* Task description:
Can you copy out the data exactly? Leave the images out.

↓↓↓

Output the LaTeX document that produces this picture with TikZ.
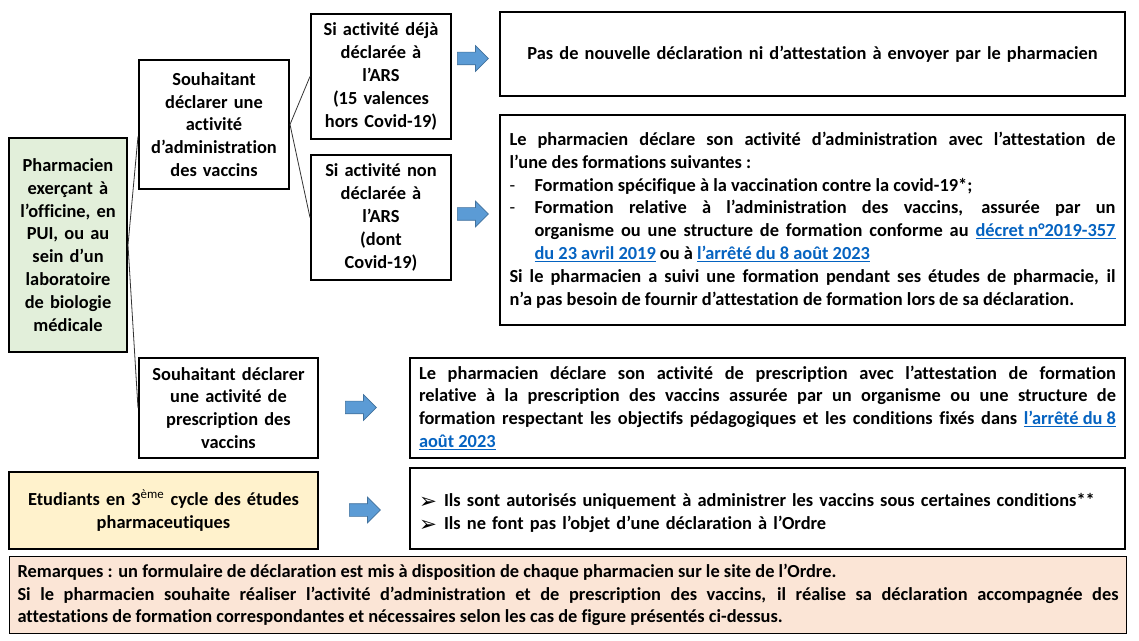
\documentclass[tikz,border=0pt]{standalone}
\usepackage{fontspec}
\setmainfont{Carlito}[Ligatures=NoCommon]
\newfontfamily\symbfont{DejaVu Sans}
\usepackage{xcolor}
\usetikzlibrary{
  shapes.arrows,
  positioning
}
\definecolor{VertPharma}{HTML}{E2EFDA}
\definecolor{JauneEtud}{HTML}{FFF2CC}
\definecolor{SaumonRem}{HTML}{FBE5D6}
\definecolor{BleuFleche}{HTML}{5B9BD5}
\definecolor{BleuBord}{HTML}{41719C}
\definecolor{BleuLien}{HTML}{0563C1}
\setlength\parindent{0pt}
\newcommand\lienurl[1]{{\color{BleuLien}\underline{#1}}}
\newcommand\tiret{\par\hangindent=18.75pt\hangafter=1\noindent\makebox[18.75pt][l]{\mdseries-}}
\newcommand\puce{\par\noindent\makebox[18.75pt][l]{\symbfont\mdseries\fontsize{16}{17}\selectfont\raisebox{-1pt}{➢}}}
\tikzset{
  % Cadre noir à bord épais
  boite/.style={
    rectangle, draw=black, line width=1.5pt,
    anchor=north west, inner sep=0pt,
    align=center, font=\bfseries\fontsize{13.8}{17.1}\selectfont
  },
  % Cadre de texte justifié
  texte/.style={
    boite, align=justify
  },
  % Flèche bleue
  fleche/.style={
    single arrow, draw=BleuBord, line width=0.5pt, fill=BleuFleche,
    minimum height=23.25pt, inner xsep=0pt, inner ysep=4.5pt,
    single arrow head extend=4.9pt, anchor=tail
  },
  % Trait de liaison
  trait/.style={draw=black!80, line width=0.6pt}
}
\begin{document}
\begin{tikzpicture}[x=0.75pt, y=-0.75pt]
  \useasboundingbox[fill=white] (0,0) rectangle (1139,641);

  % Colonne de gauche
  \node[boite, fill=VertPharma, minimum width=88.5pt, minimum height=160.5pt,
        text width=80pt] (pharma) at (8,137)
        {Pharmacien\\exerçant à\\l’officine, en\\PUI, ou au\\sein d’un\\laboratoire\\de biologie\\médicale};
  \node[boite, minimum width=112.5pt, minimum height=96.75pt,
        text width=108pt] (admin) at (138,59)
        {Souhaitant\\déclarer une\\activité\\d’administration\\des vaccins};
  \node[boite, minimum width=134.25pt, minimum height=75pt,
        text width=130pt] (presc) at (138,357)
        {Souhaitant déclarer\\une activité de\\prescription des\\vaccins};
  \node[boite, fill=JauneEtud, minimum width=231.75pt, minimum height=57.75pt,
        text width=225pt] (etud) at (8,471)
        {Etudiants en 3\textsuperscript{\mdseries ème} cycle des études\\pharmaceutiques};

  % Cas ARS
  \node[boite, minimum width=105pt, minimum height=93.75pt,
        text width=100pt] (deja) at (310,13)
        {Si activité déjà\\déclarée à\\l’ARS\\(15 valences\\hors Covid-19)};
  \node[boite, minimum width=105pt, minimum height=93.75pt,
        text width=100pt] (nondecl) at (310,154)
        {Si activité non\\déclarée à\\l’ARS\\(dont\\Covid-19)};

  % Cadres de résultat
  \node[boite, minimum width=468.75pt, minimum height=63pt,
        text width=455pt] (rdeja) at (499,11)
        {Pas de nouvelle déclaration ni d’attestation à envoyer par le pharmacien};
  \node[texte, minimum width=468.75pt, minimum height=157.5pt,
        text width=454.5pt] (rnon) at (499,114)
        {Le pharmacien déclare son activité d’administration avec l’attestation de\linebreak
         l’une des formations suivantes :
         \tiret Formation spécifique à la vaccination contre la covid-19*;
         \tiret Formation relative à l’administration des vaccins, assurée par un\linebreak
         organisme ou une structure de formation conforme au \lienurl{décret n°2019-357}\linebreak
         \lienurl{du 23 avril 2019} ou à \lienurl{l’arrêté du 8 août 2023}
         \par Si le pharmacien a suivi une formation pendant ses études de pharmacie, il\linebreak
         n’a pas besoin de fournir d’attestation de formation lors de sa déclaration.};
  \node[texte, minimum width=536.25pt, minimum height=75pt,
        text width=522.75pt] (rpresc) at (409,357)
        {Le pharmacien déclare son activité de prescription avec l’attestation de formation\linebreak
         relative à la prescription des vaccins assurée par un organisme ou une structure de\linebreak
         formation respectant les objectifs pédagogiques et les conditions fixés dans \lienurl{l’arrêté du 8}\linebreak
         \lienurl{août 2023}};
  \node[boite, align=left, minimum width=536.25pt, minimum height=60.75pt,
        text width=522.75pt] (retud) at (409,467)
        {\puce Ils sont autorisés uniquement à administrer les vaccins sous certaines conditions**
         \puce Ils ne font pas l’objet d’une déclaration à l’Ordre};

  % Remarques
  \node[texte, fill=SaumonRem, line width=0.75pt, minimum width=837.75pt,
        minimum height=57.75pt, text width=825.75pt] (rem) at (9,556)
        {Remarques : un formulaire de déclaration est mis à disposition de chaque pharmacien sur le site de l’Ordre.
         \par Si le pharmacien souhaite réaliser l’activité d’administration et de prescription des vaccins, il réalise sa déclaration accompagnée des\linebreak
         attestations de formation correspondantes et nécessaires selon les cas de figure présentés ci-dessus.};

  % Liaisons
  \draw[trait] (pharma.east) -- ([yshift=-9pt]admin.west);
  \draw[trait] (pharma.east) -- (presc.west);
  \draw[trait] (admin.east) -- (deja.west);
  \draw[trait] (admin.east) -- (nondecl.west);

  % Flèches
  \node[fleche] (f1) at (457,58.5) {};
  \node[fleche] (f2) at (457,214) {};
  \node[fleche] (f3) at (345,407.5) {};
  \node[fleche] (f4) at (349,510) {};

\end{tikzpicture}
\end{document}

↑↑↑

* Full answer:
Output the LaTeX document that produces this picture with TikZ.
\documentclass[tikz,border=0pt]{standalone}
\usepackage{fontspec}
\setmainfont{Carlito}[Ligatures=NoCommon]
\newfontfamily\symbfont{DejaVu Sans}
\usepackage{xcolor}
\usetikzlibrary{
  shapes.arrows,
  positioning
}
\definecolor{VertPharma}{HTML}{E2EFDA}
\definecolor{JauneEtud}{HTML}{FFF2CC}
\definecolor{SaumonRem}{HTML}{FBE5D6}
\definecolor{BleuFleche}{HTML}{5B9BD5}
\definecolor{BleuBord}{HTML}{41719C}
\definecolor{BleuLien}{HTML}{0563C1}
\setlength\parindent{0pt}
\newcommand\lienurl[1]{{\color{BleuLien}\underline{#1}}}
\newcommand\tiret{\par\hangindent=18.75pt\hangafter=1\noindent\makebox[18.75pt][l]{\mdseries-}}
\newcommand\puce{\par\noindent\makebox[18.75pt][l]{\symbfont\mdseries\fontsize{16}{17}\selectfont\raisebox{-1pt}{➢}}}
\tikzset{
  % Cadre noir à bord épais
  boite/.style={
    rectangle, draw=black, line width=1.5pt,
    anchor=north west, inner sep=0pt,
    align=center, font=\bfseries\fontsize{13.8}{17.1}\selectfont
  },
  % Cadre de texte justifié
  texte/.style={
    boite, align=justify
  },
  % Flèche bleue
  fleche/.style={
    single arrow, draw=BleuBord, line width=0.5pt, fill=BleuFleche,
    minimum height=23.25pt, inner xsep=0pt, inner ysep=4.5pt,
    single arrow head extend=4.9pt, anchor=tail
  },
  % Trait de liaison
  trait/.style={draw=black!80, line width=0.6pt}
}
\begin{document}
\begin{tikzpicture}[x=0.75pt, y=-0.75pt]
  \useasboundingbox[fill=white] (0,0) rectangle (1139,641);

  % Colonne de gauche
  \node[boite, fill=VertPharma, minimum width=88.5pt, minimum height=160.5pt,
        text width=80pt] (pharma) at (8,137)
        {Pharmacien\\exerçant à\\l’officine, en\\PUI, ou au\\sein d’un\\laboratoire\\de biologie\\médicale};
  \node[boite, minimum width=112.5pt, minimum height=96.75pt,
        text width=108pt] (admin) at (138,59)
        {Souhaitant\\déclarer une\\activité\\d’administration\\des vaccins};
  \node[boite, minimum width=134.25pt, minimum height=75pt,
        text width=130pt] (presc) at (138,357)
        {Souhaitant déclarer\\une activité de\\prescription des\\vaccins};
  \node[boite, fill=JauneEtud, minimum width=231.75pt, minimum height=57.75pt,
        text width=225pt] (etud) at (8,471)
        {Etudiants en 3\textsuperscript{\mdseries ème} cycle des études\\pharmaceutiques};

  % Cas ARS
  \node[boite, minimum width=105pt, minimum height=93.75pt,
        text width=100pt] (deja) at (310,13)
        {Si activité déjà\\déclarée à\\l’ARS\\(15 valences\\hors Covid-19)};
  \node[boite, minimum width=105pt, minimum height=93.75pt,
        text width=100pt] (nondecl) at (310,154)
        {Si activité non\\déclarée à\\l’ARS\\(dont\\Covid-19)};

  % Cadres de résultat
  \node[boite, minimum width=468.75pt, minimum height=63pt,
        text width=455pt] (rdeja) at (499,11)
        {Pas de nouvelle déclaration ni d’attestation à envoyer par le pharmacien};
  \node[texte, minimum width=468.75pt, minimum height=157.5pt,
        text width=454.5pt] (rnon) at (499,114)
        {Le pharmacien déclare son activité d’administration avec l’attestation de\linebreak
         l’une des formations suivantes :
         \tiret Formation spécifique à la vaccination contre la covid-19*;
         \tiret Formation relative à l’administration des vaccins, assurée par un\linebreak
         organisme ou une structure de formation conforme au \lienurl{décret n°2019-357}\linebreak
         \lienurl{du 23 avril 2019} ou à \lienurl{l’arrêté du 8 août 2023}
         \par Si le pharmacien a suivi une formation pendant ses études de pharmacie, il\linebreak
         n’a pas besoin de fournir d’attestation de formation lors de sa déclaration.};
  \node[texte, minimum width=536.25pt, minimum height=75pt,
        text width=522.75pt] (rpresc) at (409,357)
        {Le pharmacien déclare son activité de prescription avec l’attestation de formation\linebreak
         relative à la prescription des vaccins assurée par un organisme ou une structure de\linebreak
         formation respectant les objectifs pédagogiques et les conditions fixés dans \lienurl{l’arrêté du 8}\linebreak
         \lienurl{août 2023}};
  \node[boite, align=left, minimum width=536.25pt, minimum height=60.75pt,
        text width=522.75pt] (retud) at (409,467)
        {\puce Ils sont autorisés uniquement à administrer les vaccins sous certaines conditions**
         \puce Ils ne font pas l’objet d’une déclaration à l’Ordre};

  % Remarques
  \node[texte, fill=SaumonRem, line width=0.75pt, minimum width=837.75pt,
        minimum height=57.75pt, text width=825.75pt] (rem) at (9,556)
        {Remarques : un formulaire de déclaration est mis à disposition de chaque pharmacien sur le site de l’Ordre.
         \par Si le pharmacien souhaite réaliser l’activité d’administration et de prescription des vaccins, il réalise sa déclaration accompagnée des\linebreak
         attestations de formation correspondantes et nécessaires selon les cas de figure présentés ci-dessus.};

  % Liaisons
  \draw[trait] (pharma.east) -- ([yshift=-9pt]admin.west);
  \draw[trait] (pharma.east) -- (presc.west);
  \draw[trait] (admin.east) -- (deja.west);
  \draw[trait] (admin.east) -- (nondecl.west);

  % Flèches
  \node[fleche] (f1) at (457,58.5) {};
  \node[fleche] (f2) at (457,214) {};
  \node[fleche] (f3) at (345,407.5) {};
  \node[fleche] (f4) at (349,510) {};

\end{tikzpicture}
\end{document}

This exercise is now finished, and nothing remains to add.